**WHAT YOU HAVE TO DO**
Read the entries below and pull out each line with the string "matplotlib".
##############################
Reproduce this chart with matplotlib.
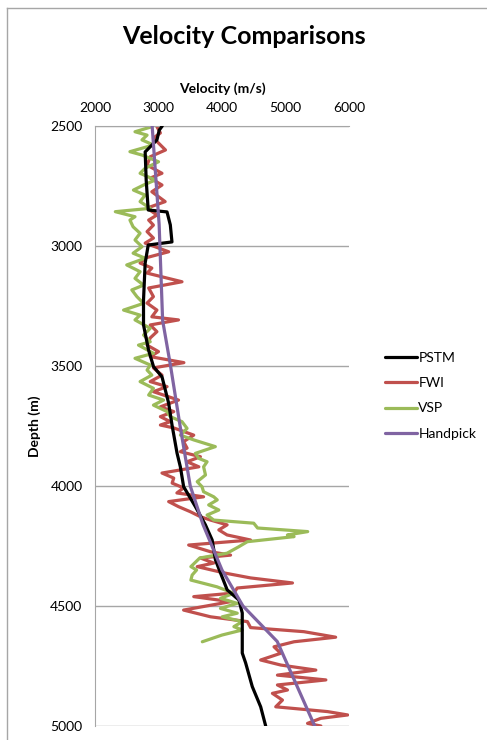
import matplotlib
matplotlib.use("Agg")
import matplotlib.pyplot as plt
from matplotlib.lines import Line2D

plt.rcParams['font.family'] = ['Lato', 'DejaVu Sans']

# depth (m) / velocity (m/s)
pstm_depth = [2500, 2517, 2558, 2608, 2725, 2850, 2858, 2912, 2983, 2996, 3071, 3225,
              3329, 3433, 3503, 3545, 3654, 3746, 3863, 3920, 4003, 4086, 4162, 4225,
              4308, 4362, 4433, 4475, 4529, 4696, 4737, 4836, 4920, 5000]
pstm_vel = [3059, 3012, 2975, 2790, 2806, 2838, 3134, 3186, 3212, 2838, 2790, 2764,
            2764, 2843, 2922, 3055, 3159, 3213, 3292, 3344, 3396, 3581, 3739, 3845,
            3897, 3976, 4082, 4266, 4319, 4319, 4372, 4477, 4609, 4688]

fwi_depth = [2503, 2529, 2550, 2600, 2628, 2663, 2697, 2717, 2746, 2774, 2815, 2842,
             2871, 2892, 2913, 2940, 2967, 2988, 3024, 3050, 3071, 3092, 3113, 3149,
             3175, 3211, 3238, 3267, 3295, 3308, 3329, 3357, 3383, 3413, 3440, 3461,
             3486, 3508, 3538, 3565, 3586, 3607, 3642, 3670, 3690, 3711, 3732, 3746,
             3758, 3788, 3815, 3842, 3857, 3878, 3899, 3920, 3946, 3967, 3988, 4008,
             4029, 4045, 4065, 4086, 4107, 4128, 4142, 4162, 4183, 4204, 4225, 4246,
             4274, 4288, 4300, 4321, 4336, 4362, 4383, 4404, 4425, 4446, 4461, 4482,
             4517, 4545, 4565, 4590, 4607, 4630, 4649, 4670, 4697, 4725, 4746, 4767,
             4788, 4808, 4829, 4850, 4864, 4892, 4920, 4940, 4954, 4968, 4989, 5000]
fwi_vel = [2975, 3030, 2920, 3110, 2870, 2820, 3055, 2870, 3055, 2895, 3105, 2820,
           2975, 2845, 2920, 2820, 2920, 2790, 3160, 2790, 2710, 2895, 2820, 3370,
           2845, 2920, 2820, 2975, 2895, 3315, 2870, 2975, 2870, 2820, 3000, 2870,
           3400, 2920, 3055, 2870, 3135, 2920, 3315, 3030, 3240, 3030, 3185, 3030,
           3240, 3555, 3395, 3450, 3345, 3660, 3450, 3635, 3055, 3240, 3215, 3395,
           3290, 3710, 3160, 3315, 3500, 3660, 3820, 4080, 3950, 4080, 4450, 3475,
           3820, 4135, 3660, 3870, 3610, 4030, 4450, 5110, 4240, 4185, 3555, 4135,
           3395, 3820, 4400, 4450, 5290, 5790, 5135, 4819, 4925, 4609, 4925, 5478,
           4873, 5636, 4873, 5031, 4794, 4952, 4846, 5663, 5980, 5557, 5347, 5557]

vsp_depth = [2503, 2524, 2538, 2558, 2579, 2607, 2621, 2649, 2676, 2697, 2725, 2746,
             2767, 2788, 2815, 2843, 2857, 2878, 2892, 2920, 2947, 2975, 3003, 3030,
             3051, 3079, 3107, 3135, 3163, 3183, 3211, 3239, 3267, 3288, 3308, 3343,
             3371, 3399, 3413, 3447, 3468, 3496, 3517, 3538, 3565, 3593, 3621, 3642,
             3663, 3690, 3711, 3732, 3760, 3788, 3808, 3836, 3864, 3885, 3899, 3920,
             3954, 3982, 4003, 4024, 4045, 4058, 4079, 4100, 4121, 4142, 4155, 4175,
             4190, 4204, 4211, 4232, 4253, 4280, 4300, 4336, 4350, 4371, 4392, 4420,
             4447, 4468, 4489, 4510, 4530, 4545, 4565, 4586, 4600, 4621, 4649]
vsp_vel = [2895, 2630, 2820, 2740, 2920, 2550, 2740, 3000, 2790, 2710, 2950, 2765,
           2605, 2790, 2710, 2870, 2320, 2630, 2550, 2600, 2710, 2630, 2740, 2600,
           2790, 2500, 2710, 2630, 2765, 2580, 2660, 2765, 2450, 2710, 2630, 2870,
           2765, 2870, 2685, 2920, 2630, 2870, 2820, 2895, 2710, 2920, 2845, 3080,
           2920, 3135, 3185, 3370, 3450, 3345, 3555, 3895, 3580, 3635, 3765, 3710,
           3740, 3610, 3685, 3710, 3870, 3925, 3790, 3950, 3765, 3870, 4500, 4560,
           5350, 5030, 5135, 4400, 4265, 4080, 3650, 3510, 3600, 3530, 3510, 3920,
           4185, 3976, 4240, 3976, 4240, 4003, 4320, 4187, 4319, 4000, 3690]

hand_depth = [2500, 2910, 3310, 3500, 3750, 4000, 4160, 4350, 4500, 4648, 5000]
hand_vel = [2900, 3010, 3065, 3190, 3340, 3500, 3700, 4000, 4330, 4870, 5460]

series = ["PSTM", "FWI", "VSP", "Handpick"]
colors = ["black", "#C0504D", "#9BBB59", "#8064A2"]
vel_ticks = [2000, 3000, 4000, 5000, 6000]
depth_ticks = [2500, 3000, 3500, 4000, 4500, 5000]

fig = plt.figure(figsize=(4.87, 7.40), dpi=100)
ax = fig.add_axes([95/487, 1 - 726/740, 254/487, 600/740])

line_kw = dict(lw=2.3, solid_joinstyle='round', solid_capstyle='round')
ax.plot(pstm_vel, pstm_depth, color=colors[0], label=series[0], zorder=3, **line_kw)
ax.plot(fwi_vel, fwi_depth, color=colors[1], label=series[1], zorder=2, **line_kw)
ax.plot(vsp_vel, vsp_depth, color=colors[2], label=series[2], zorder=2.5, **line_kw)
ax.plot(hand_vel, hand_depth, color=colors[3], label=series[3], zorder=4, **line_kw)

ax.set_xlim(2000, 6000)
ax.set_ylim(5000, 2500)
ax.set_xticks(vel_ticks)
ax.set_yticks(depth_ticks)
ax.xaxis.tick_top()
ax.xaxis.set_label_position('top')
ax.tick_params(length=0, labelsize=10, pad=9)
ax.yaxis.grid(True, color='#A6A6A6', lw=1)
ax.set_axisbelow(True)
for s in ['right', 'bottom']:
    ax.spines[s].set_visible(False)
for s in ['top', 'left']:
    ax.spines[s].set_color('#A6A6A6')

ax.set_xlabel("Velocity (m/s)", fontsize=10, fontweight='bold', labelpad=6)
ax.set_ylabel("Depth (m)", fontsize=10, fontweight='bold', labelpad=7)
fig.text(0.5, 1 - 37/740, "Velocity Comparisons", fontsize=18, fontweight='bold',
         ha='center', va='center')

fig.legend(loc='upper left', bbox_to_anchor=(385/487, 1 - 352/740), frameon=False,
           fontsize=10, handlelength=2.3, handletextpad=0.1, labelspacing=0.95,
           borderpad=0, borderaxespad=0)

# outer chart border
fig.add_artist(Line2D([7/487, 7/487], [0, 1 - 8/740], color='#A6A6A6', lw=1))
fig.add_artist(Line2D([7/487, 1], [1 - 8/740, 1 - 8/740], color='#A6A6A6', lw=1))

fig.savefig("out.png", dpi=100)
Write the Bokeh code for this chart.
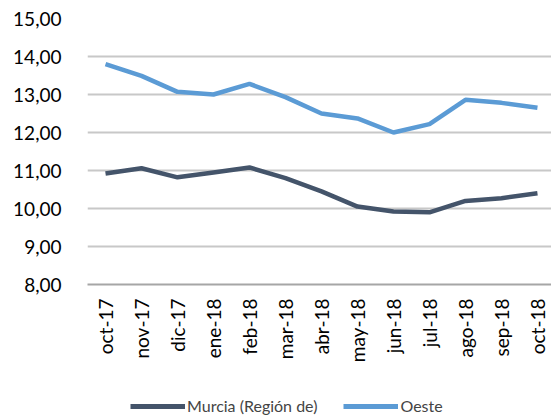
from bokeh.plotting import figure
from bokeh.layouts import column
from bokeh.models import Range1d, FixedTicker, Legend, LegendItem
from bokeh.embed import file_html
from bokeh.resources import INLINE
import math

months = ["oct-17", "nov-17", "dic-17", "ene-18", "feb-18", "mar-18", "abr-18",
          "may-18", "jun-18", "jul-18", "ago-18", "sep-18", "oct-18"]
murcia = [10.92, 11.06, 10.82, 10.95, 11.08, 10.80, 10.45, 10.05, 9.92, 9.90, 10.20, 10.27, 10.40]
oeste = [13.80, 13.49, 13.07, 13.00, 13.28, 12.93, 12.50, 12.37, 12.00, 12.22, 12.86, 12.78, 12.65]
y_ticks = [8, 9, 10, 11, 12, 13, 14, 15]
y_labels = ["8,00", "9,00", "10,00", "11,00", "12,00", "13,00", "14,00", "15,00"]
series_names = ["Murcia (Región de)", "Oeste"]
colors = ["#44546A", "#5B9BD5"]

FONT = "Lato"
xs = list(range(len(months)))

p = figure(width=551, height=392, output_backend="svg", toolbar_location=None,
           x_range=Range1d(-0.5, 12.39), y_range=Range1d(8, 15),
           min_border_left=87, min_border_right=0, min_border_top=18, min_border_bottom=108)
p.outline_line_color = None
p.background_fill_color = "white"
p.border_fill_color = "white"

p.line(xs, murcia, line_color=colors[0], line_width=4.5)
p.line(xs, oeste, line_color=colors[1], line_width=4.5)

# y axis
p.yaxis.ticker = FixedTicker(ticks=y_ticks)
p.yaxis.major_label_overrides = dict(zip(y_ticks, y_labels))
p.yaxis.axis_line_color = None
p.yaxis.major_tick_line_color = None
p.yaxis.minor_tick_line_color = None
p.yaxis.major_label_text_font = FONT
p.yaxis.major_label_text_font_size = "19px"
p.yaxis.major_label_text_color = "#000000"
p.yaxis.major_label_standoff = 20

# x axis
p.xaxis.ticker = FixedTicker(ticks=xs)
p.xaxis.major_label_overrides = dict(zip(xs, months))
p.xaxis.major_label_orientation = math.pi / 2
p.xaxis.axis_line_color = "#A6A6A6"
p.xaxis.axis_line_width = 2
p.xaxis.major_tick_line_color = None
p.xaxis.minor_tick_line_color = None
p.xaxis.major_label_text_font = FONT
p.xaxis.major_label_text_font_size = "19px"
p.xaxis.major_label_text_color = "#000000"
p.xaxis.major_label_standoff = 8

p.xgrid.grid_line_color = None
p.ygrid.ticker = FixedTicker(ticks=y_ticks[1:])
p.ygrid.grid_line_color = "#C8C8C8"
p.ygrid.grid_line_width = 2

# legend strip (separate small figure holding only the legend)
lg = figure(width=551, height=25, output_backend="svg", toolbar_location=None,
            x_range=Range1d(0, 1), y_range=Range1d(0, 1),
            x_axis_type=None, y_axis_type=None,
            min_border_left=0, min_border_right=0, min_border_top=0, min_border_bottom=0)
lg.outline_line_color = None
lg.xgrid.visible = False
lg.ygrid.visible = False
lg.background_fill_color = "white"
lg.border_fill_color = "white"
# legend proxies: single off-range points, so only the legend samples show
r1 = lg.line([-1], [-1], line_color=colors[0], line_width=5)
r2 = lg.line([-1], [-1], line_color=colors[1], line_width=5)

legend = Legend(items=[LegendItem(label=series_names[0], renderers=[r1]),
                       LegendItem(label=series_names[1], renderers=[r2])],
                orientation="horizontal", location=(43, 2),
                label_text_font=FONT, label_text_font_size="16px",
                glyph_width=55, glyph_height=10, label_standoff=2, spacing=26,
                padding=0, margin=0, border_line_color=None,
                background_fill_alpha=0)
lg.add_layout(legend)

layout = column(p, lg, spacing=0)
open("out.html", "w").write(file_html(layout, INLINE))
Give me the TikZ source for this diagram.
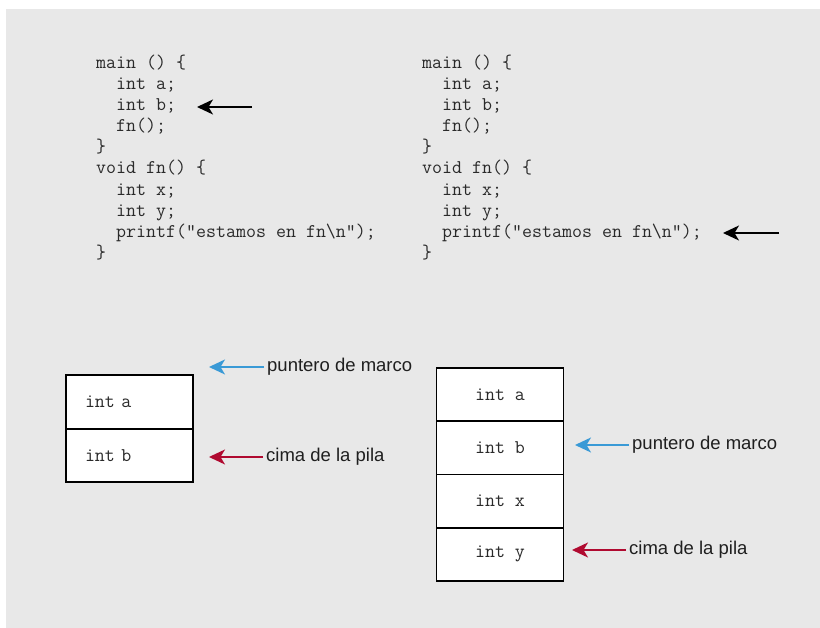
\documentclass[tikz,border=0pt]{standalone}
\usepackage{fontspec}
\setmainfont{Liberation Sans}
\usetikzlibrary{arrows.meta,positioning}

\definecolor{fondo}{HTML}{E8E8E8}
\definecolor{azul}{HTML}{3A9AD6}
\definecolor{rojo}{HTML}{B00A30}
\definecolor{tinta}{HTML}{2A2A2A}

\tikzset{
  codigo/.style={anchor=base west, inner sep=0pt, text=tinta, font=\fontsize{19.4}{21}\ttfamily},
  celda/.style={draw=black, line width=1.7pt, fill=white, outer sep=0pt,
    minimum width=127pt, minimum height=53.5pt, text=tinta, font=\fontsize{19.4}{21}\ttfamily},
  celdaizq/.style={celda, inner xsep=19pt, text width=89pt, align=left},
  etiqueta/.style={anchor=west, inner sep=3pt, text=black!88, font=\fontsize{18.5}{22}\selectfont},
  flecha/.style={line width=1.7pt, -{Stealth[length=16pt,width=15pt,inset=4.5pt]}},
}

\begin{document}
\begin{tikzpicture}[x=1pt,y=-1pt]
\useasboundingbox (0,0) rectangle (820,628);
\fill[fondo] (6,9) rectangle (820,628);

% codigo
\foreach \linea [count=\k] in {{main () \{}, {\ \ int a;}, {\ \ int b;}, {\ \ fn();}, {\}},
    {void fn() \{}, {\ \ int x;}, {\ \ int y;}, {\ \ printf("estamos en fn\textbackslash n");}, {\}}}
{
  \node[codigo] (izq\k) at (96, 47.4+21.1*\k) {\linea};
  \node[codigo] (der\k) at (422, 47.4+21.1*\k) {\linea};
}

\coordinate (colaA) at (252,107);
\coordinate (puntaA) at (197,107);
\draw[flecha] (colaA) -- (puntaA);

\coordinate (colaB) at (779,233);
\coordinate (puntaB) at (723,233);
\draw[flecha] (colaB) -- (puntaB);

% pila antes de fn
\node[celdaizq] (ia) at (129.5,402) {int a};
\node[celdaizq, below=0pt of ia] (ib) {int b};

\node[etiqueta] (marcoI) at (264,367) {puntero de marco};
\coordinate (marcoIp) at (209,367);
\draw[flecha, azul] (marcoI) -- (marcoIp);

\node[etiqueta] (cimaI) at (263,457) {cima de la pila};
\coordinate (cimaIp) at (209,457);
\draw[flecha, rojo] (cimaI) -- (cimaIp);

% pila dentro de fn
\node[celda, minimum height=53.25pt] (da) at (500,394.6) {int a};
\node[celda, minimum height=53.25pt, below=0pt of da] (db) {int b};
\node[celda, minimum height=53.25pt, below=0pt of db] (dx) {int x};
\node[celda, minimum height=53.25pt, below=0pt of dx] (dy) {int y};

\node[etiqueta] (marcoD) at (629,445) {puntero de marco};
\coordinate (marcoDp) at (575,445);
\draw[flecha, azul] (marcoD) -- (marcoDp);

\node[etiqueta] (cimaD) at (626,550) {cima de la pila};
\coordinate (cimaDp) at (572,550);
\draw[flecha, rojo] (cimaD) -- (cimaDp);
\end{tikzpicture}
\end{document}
##############################
**RESULT**
Reproduce this chart with matplotlib.
import matplotlib
matplotlib.use("Agg")
import matplotlib.pyplot as plt
from matplotlib.lines import Line2D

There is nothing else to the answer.